May 24, 2005
Protestors are amassing near the major government buildings in Bolivia’s capitol over the nation’s new hydrocarbon law for the second day in a row. Linda Farthing reports from La Paz.
Zimbabwe’s police have rounded up nearly 10-thousand street vendors for illegally selling essential goods. Na’eem Jeenah has more.
The US House of Representatives is scheduled to pass stem cell legislation over threats of a Presidential veto. David Koppel reports from D.C.
The US Supreme Court will consider their first abortion case in five years. Yesterday the court voted to consider a New Hampshire law that requires parental notification if a minor wishes to receive an abortion. Opponents of the law say that it should have exemptions to protect the health of the pregnant teen.
Also, the US Supreme Court kicked back the case of a Mexican national on death row who asked that his sentence be overturned after he was denied legal help from his consulate. From KPFT in Houston, Renee Feltz has more.
As many as 10,000 pro-democracy demonstrators in Nepal defied the heavily armed Security Forces to support the 7-Party Alliance’s call for the complete restoration of democracy and jammed the central Katmandu market. Many of the peaceful but militant protestors ignored the Government warning issued Saturday against any “anti-Royal slogan shouting” and called not only the restoration of democracy and an end to the feudal Monarchy. The Federation of Nepalese Journalists began nation wide actions against the recent regressive media regulations by the King of Nepal. For publishing anything “objectionable” against the King’s power grab journalist can be imprisoned and fined up to 7-thousand USD. That report was provided by Michael Van De Veer in Katmandu.
Political Battle over Judicial Filibusters Continues (3:46)
The compromise in the Senate yesterday over the future of judicial filibusters opened up the floor for an up and down vote for Texas Supreme Court Justice Priscilla Owen to the Fifth U.S. Circuit Court of Appeals. Owen is one of three controversial judicial nominees who will be voted on this week. However, despite the compromise, made by 14 Senators, the political battle continues. Selina Musuta of the DC Radio Co-op has more from Washington, DC.
Congress Considers Bill to Make Parts of Patriot Act Permanent (3:58)
Congress began considering a bill today to make numerous sections of the Patriot Act permanent and expand FBI powers to subpoena records without judicial review and track mail. The FBI says the new powers are needed to quickly respond to a potential violent attack. But critics contend the bill would give unprecedented authority to the FBI that will be out of view from the public eye. Mitch Jeserich reports from Capitol Hill.
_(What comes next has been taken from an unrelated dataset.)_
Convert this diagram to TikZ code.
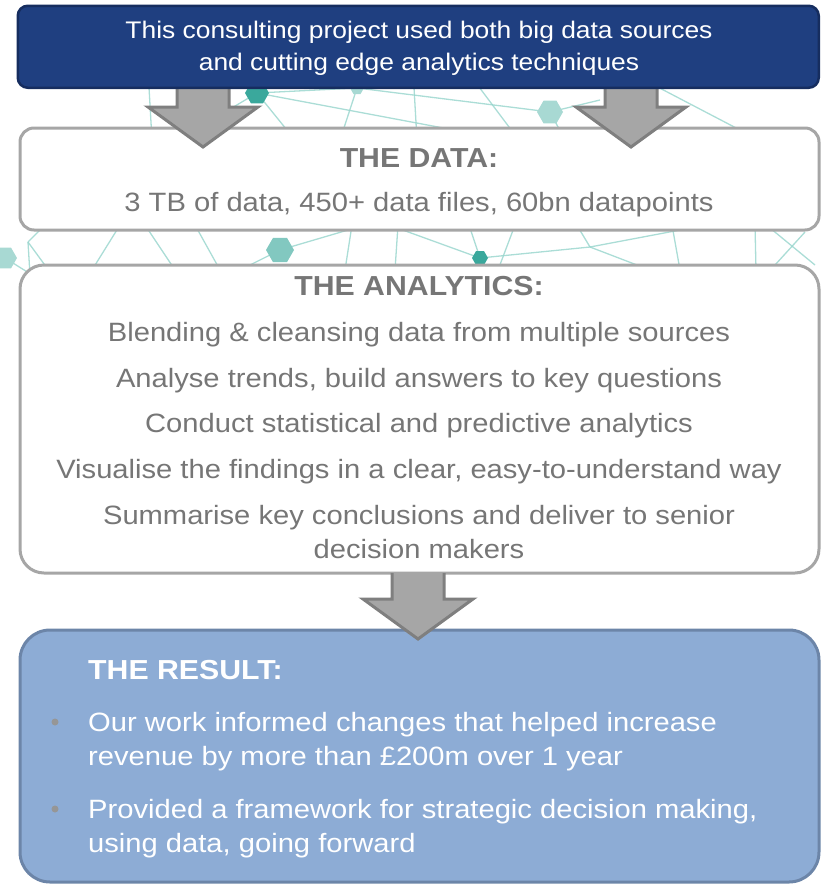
\documentclass[tikz,border=0pt]{standalone}
\usepackage{fontspec}
\setmainfont{Liberation Sans}[FakeStretch=1.1]
\usetikzlibrary{shapes.geometric, calc}

\definecolor{introblue}{RGB}{31,63,128}
\definecolor{introedge}{RGB}{22,45,95}
\definecolor{boxgray}{RGB}{166,166,166}
\definecolor{textgray}{RGB}{118,118,118}
\definecolor{resultblue}{RGB}{141,172,213}
\definecolor{resultedge}{RGB}{108,133,168}
\definecolor{bulletgray}{RGB}{150,150,150}
\definecolor{arrowfill}{RGB}{166,166,166}
\definecolor{arrowedge}{RGB}{127,127,127}
\definecolor{netline}{RGB}{150,212,204}
\definecolor{netdark}{RGB}{58,168,156}
\definecolor{netlight}{RGB}{168,217,211}
\definecolor{netmid}{RGB}{130,200,192}

% block arrow from a tail point down to a tip point (same x)
\newcommand{\flowarrow}[2]{%
  \filldraw[blockarrow] ($(#1)+(26,0)$) -- ($(#2)+(26,-40)$) -- ($(#2)+(55,-40)$) -- (#2)
    -- ($(#2)+(-55,-40)$) -- ($(#2)+(-26,-40)$) -- ($(#1)+(-26,0)$);}

\begin{document}
\begin{tikzpicture}[
    x=1pt, y=-1pt,
    bodytext/.style={font=\fontsize{26.5}{35}\selectfont, text=textgray, inner sep=0pt},
    headtext/.style={font=\fontsize{27.5}{35}\selectfont\bfseries, text=textgray, inner sep=0pt},
    introbox/.style={rectangle, draw=introedge, fill=introblue, line width=2.5pt, rounded corners=10pt, inner sep=0pt, anchor=north west},
    plainbox/.style={rectangle, draw=boxgray, fill=white, line width=3pt, inner sep=0pt, anchor=north west},
    resultbox/.style={rectangle, draw=resultedge, fill=resultblue, line width=3pt, rounded corners=30pt, inner sep=0pt, anchor=north west},
    blockarrow/.style={fill=arrowfill, draw=arrowedge, line width=3pt, line join=miter},
    netedge/.style={draw=netline, line width=1.3pt, opacity=0.8},
    hex/.style={regular polygon, regular polygon sides=6, draw=none, inner sep=0pt}
]
\useasboundingbox (0,0) rectangle (821,884);

% network in the background
\foreach \name/\x/\y in {a/257/93, b/357/88, c/550/112, d/280/250, e/480/258, f/590/247, g/5/258, h/28/242,
    p1/148/70, p2/152/140, p3/220/115, p4/295/140, p5/340/140, p6/470/133, p7/413/70, p8/417/140,
    p9/470/75, p10/515/135, p11/600/100, p12/565/140, p13/650/83, p14/740/130,
    q1/45/225, q2/30/275, q3/47/268, q4/40/280, q5/120/225, q6/92/270, q7/145/225, q8/175/270,
    q9/195/225, q10/220/270, q11/365/225, q12/240/270, q13/352/225, q14/345/270, q15/398/225, q16/395/270,
    q17/400/229, q18/468/222, q19/575/222, q20/650/270, q21/680/230, q22/515/225, q23/498/270,
    q24/672/225, q25/680/270, q26/755/225, q27/756/270, q28/770/228, q29/815/265, q30/805/232, q31/775/265}
  \coordinate (\name) at (\x,\y);
\foreach \u/\v in {p1/p2, a/p3, a/p4, a/b, b/p5, a/p6, p7/p8, b/c, p9/p10, c/p11, c/p12, p13/p14,
    h/q1, h/q2, h/q3, g/q4, q5/q6, q7/q8, q9/q10, d/q11, d/q12, q13/q14, q15/q16,
    e/q17, e/q18, e/f, f/q19, f/q20, f/q21, q22/q23, q24/q25, q26/q27, q28/q29, q30/q31}
  \draw[netedge] (\u) -- (\v);
\node[hex, fill=netdark, minimum size=24pt] (hexa) at (a) {};
\node[hex, fill=netlight, minimum size=14pt] (hexb) at (b) {};
\node[hex, fill=netlight, minimum size=26pt] (hexc) at (c) {};
\node[hex, fill=netmid, minimum size=28pt] (hexd) at (d) {};
\node[hex, fill=netdark, minimum size=16pt] (hexe) at (e) {};
\node[hex, fill=netlight, minimum size=24pt] (hexg) at (g) {};

% boxes
\node[plainbox, rounded corners=14pt, minimum width=799pt, minimum height=102pt] (data) at (18.5,126.5) {};
\node[plainbox, rounded corners=24pt, minimum width=799pt, minimum height=308pt] (analytics) at (18.5,263.5) {};
\node[resultbox, minimum width=799pt, minimum height=252pt] (result) at (18.5,628.5) {};

% arrows
\coordinate (tailL) at (203,87);  \coordinate (tipL) at (203,147);
\coordinate (tailR) at (631,87);  \coordinate (tipR) at (631,147);
\coordinate (tailM) at (418,573); \coordinate (tipM) at (418,639);
\flowarrow{tailL}{tipL}
\flowarrow{tailR}{tipR}
\flowarrow{tailM}{tipM}

\node[introbox, minimum width=801pt, minimum height=82pt] (intro) at (16.5,4.5) {};

% texts
\node[font=\fontsize{24}{32}\selectfont, text=white, inner sep=0pt, anchor=base] (introA) at (419,38) {This consulting project used both big data sources};
\node[font=\fontsize{24}{32}\selectfont, text=white, inner sep=0pt, anchor=base] (introB) at (419,70) {and cutting edge analytics techniques};

\node[headtext, anchor=base] (dataHead) at (419,167) {THE DATA:};
\node[bodytext, anchor=base] (dataA) at (419,211) {3 TB of data, 450+ data files, 60bn datapoints};

\node[headtext, anchor=base] (anHead) at (419,295) {THE ANALYTICS:};
\node[bodytext, anchor=base] (anA) at (419,341) {Blending \& cleansing data from multiple sources};
\node[bodytext, anchor=base] (anB) at (419,387) {Analyse trends, build answers to key questions};
\node[bodytext, anchor=base] (anC) at (419,432) {Conduct statistical and predictive analytics};
\node[bodytext, anchor=base] (anD) at (419,478) {Visualise the findings in a clear, easy-to-understand way};
\node[bodytext, anchor=base] (anE) at (419,524) {Summarise key conclusions and deliver to senior};
\node[bodytext, anchor=base] (anF) at (419,558) {decision makers};

\node[headtext, text=white, anchor=base west] (resHead) at (88,679) {THE RESULT:};
\node[bodytext, text=white, anchor=base west] (resA) at (88,731) {Our work informed changes that helped increase};
\node[bodytext, text=white, anchor=base west] (resB) at (88,765) {revenue by more than £200m over 1 year};
\node[bodytext, text=white, anchor=base west] (resC) at (88,818) {Provided a framework for strategic decision making,};
\node[bodytext, text=white, anchor=base west] (resD) at (88,852) {using data, going forward};
\fill[bulletgray] (55,722) circle (3.5pt);
\fill[bulletgray] (55,809) circle (3.5pt);
\end{tikzpicture}
\end{document}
Education Workers on Strike in Mexico (3:16)
Thousands of education workers are on strike in various parts of Mexico. One of the areas where mobilizations have become particularly intense is in the southern states of Oaxaca and Chiapas. FSRN’s Vladimir Flores has more from Oaxaca City.
Texan Residents Oppose Trans-Texas Corridor (3:58)
As the Texas Congressional session winds to a close, Texas Governor Rick Perry is moving ahead to begin the first segment of the controversial Trans-Texas Corridor, a private toll way project expected to cost more than $180 Billion over the next 50 years. Last week, Governor Perry signed an agreement with the Spanish multi-national, Cintra- but opponents say the plan is an abusive use of the state’s power for financial gain. Syria Boyd reports.
Sami Al-Arian Trial in Florida (3:04)
The highly publicized federal case against former University of South Florida Professor and political activist Sami al-Arian and three co-defendants is set to begin June 6. The government plans to use secret evidence to support their terrorism-related allegations of conspiracy, racketeering and providing material aid to Palestinian Islamic Jihad. From WMNF Radio in Tampa, Lance Robson reports.
New Delhi Cinema Bombing (2:23)
Three bomb blasts exploded in the Indian capital of New Delhi this weekend. The first two exploded within minutes of each other, a third detonated a few hours later. Though no one has claimed responsibility for the blasts, it is widely believed that they were in protest against a Hindi movie that tells the story of a Sikh policeman as well as some of the Sikh scriptures. The Indian Defense Minister said the week-end bomb attacks appeared to be the work of “terrorists” and warned of “stern action” against the perpetrators. Binu Alex reports from Ahmedabad.